Épreuve labyrinthique et excès de contenu
Mary Skelter Finale ne se contente pas de refermer une histoire, il engloutit le joueur sous une avalanche de systèmes, de quêtes, de contenus bonus et d’embranchements narratifs. L’abondance devient presque un rite de passage : chaque menu regorge d’options, chaque détour révèle un nouveau défi, chaque victoire ouvre la voie à d’autres épreuves. Le jeu récompense la curiosité et la persévérance, multipliant les références aux épisodes précédents, les scènes cachées et les compléments de lore via le Before Story.
Mais ce foisonnement, à force de densité, se mue en charge.
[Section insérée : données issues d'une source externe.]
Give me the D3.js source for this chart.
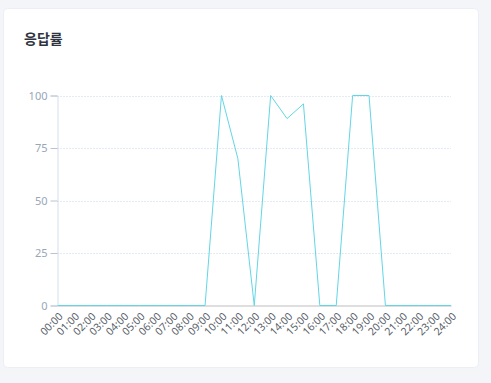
<!DOCTYPE html>
<html>
<head>
<meta charset="utf-8">
<script src="https://cdn.jsdelivr.net/npm/d3@7"></script>
<style>
    body { margin: 0; background: #f4f5f9; font-family: "Noto Sans", "Noto Sans CJK KR", sans-serif; }
    svg { display: block; }
</style>
</head>
<body>
<svg id="chart" width="491" height="383"></svg>
<script>
// data
const hours = d3.range(0, 25).map(h => String(h).padStart(2, "0") + ":00");
const rates = [0, 0, 0, 0, 0, 0, 0, 0, 0, 0, 100, 70, 0, 100, 89, 96, 0, 0, 100, 100, 0, 0, 0, 0, 0];
const yTicks = [0, 25, 50, 75, 100];

const svg = d3.select("#chart");

// card
svg.append("rect")
    .attr("x", 3.5).attr("y", 8.5)
    .attr("width", 475).attr("height", 359)
    .attr("rx", 4)
    .attr("fill", "#fff")
    .attr("stroke", "#eceef4");

svg.append("text")
    .attr("x", 24).attr("y", 44)
    .attr("font-family", "'Noto Sans CJK KR', sans-serif")
    .attr("font-size", 14)
    .attr("font-weight", "bold")
    .attr("fill", "#2f3440")
    .text("응답률");

const x = d3.scalePoint().domain(hours).range([57.5, 451]);
const y = d3.scaleLinear().domain([0, 100]).range([305.5, 95.5]);

// grid
svg.append("g")
    .selectAll("line")
    .data(yTicks.filter(d => d > 0))
    .join("line")
    .attr("x1", 57.5).attr("x2", 451)
    .attr("y1", d => Math.round(y(d)) + 0.5).attr("y2", d => Math.round(y(d)) + 0.5)
    .attr("stroke", "#c9d6e8")
    .attr("stroke-dasharray", "1,2");

// y axis
const yAxis = svg.append("g")
    .attr("transform", "translate(57.5,0)")
    .call(d3.axisLeft(y).tickValues(yTicks).tickSize(7).tickPadding(3));
yAxis.select(".domain").attr("stroke", "#d3dfea");
yAxis.selectAll(".tick line").attr("stroke", "#b8c4d2");
yAxis.selectAll("text")
    .attr("fill", "#98a6b8")
    .attr("font-size", 11)
    .attr("font-family", "'Noto Sans', sans-serif");

// x axis
const xAxis = svg.append("g")
    .attr("transform", "translate(0,305.5)")
    .call(d3.axisBottom(x).tickSize(0).tickPadding(0));
xAxis.select(".domain").attr("stroke", "#bdbdbd");
xAxis.selectAll("text")
    .attr("fill", "#5a5f6a")
    .attr("font-size", 10.5)
    .attr("font-family", "'Noto Sans', sans-serif")
    .attr("text-anchor", "end")
    .attr("x", 0).attr("y", 0)
    .attr("dy", "0.35em")
    .attr("transform", "translate(3,9) rotate(-45)");

// line
const line = d3.line()
    .x((d, i) => x(hours[i]))
    .y(d => y(d));

svg.append("path")
    .datum(rates)
    .attr("d", line)
    .attr("fill", "none")
    .attr("stroke", "#62d6e6")
    .attr("stroke-width", 1);
</script>
</body>
</html>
La gestion simultanée de plusieurs équipes exige une rigueur méthodique, un suivi constant de l’inventaire, des jobs, des équipements. Les donjons, plus vastes et tortueux que jamais, requièrent une endurance mentale pour surmonter la fatigue induite par la répétition et la micro-gestion. La difficulté, sans pitié, multiplie les pics abrupts et punit toute approximation.
La navigation, l’organisation et la capacité à encaisser la pression deviennent aussi décisives que la force brute ou la maîtrise tactique. Si le contenu ravira les plus endurants, il risque d’étouffer ceux qui recherchent une aventure plus épurée, ou un rythme moins éprouvant. Mary Skelter Finale s’offre ainsi comme un abîme à explorer, autant qu’un test d’endurance.